======== Information shown ========
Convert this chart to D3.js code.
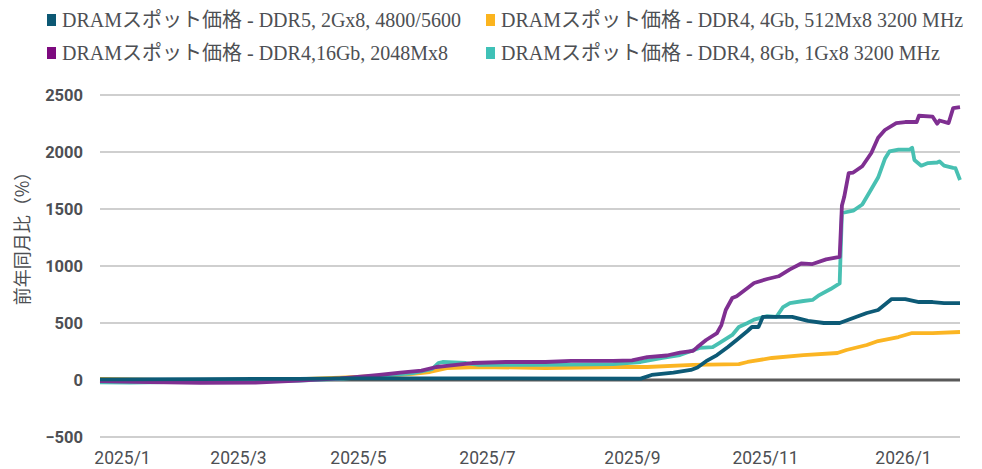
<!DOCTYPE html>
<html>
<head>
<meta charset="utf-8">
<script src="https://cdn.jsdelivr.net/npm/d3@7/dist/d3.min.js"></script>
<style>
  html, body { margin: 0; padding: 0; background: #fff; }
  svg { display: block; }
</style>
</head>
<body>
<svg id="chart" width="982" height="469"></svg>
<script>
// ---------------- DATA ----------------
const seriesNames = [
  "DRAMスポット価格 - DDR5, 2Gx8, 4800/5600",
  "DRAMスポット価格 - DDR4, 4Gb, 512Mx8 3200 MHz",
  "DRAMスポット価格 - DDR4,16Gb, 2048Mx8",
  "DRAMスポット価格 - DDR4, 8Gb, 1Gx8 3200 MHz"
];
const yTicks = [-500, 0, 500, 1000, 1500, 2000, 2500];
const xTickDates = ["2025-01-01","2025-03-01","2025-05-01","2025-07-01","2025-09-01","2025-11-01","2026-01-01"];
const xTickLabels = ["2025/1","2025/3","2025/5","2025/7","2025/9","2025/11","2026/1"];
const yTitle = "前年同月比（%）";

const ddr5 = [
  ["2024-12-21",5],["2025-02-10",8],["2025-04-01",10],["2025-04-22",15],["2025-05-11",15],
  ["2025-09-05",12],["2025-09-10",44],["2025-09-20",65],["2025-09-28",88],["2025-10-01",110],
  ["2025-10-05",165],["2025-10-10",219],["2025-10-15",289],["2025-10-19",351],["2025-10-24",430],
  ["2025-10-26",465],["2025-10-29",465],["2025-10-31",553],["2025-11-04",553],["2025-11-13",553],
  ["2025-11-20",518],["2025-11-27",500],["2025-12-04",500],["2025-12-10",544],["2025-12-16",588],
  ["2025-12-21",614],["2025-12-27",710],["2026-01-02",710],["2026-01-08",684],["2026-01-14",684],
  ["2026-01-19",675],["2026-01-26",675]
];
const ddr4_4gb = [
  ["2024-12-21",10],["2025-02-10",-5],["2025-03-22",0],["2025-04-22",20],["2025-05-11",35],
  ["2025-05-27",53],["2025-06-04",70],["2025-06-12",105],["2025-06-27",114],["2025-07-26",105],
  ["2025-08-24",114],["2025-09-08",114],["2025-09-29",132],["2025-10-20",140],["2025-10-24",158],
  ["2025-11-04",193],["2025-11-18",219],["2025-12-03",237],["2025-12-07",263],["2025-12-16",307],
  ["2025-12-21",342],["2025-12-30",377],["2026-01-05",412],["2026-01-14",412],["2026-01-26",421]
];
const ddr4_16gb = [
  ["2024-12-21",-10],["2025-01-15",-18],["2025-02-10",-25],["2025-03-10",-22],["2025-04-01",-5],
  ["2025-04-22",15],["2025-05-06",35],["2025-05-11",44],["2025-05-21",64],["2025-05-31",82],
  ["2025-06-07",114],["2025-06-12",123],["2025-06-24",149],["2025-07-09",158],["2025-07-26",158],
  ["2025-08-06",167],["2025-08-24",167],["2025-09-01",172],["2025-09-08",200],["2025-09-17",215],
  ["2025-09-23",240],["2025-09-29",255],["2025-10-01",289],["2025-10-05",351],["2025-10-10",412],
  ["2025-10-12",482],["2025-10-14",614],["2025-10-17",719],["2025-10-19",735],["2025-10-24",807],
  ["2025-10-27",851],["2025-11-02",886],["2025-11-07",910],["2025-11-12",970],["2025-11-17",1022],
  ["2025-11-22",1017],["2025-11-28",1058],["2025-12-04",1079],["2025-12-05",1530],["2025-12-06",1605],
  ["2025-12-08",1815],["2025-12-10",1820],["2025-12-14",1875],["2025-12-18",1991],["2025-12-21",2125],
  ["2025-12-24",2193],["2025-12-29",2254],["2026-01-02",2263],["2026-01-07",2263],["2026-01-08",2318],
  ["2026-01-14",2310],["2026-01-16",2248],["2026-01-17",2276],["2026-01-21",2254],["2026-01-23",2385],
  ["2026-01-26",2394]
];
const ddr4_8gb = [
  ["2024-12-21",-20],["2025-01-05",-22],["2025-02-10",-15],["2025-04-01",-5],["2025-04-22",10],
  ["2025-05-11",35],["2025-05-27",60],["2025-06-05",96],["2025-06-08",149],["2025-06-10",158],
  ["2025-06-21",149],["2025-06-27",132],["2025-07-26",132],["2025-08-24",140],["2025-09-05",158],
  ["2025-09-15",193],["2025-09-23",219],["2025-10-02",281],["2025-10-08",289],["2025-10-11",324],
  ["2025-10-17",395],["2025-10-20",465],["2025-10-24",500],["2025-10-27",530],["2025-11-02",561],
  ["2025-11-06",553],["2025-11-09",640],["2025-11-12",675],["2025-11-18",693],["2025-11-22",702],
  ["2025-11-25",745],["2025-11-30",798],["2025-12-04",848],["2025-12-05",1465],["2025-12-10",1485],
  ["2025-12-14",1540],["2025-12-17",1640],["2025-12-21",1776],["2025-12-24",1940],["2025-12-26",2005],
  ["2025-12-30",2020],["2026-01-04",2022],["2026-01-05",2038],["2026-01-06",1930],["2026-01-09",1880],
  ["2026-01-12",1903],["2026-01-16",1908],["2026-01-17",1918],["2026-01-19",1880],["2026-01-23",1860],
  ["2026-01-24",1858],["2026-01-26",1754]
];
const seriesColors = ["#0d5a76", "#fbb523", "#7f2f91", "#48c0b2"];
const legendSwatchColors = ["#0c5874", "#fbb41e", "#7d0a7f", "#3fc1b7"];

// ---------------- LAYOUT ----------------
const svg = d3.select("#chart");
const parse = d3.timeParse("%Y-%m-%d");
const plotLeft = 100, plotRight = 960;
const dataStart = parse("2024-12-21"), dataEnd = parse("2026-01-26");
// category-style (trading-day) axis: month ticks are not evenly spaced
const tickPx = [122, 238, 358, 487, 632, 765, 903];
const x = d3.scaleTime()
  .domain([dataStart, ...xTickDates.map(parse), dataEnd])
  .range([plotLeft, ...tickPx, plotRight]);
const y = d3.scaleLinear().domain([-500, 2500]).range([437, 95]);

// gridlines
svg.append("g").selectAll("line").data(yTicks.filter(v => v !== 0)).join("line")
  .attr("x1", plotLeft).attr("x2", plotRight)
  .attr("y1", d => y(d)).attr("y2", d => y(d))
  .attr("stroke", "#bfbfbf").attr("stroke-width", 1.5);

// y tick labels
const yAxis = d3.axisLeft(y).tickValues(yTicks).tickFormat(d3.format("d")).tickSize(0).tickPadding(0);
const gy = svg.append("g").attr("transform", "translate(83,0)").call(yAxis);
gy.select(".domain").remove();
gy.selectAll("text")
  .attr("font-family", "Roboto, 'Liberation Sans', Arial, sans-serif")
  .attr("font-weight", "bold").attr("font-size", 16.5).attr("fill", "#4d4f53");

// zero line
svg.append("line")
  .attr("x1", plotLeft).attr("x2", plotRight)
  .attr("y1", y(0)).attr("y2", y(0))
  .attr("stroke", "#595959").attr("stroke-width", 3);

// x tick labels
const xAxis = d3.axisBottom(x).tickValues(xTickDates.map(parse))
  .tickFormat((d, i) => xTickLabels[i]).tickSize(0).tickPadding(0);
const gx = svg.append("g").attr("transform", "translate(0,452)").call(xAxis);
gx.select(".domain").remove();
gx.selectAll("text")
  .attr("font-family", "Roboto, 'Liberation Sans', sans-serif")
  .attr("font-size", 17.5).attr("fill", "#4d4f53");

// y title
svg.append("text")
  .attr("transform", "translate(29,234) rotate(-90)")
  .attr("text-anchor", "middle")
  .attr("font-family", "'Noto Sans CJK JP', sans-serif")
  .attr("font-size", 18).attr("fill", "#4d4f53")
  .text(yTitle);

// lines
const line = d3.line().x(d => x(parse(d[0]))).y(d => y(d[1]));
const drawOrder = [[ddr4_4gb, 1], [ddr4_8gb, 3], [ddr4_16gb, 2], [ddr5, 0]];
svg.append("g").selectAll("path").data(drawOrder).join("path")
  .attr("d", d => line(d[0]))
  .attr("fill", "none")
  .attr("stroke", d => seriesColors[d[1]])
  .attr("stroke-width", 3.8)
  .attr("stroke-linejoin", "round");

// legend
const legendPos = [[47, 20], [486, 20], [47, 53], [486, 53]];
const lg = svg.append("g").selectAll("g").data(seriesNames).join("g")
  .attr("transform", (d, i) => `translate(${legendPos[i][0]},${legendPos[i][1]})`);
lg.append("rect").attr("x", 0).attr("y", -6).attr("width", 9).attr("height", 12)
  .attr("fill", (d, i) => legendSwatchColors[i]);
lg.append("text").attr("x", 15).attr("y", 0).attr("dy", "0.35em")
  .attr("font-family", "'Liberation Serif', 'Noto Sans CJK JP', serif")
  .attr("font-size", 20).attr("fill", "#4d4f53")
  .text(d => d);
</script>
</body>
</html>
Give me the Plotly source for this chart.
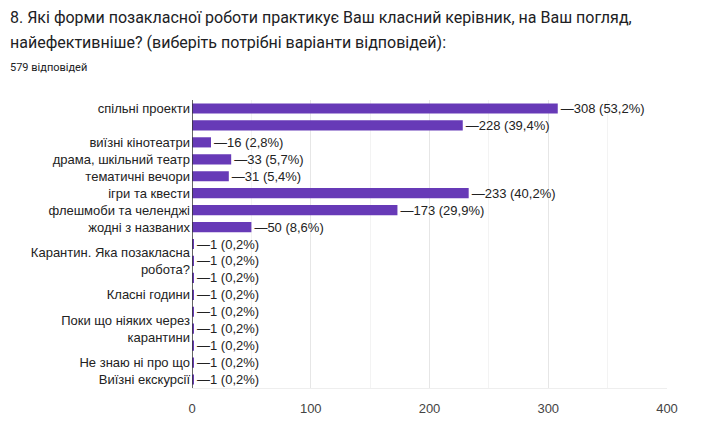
========
Task details =>
Go over the records above and tally each line that includes "chart". Give the total by itself.

Expected output =>
4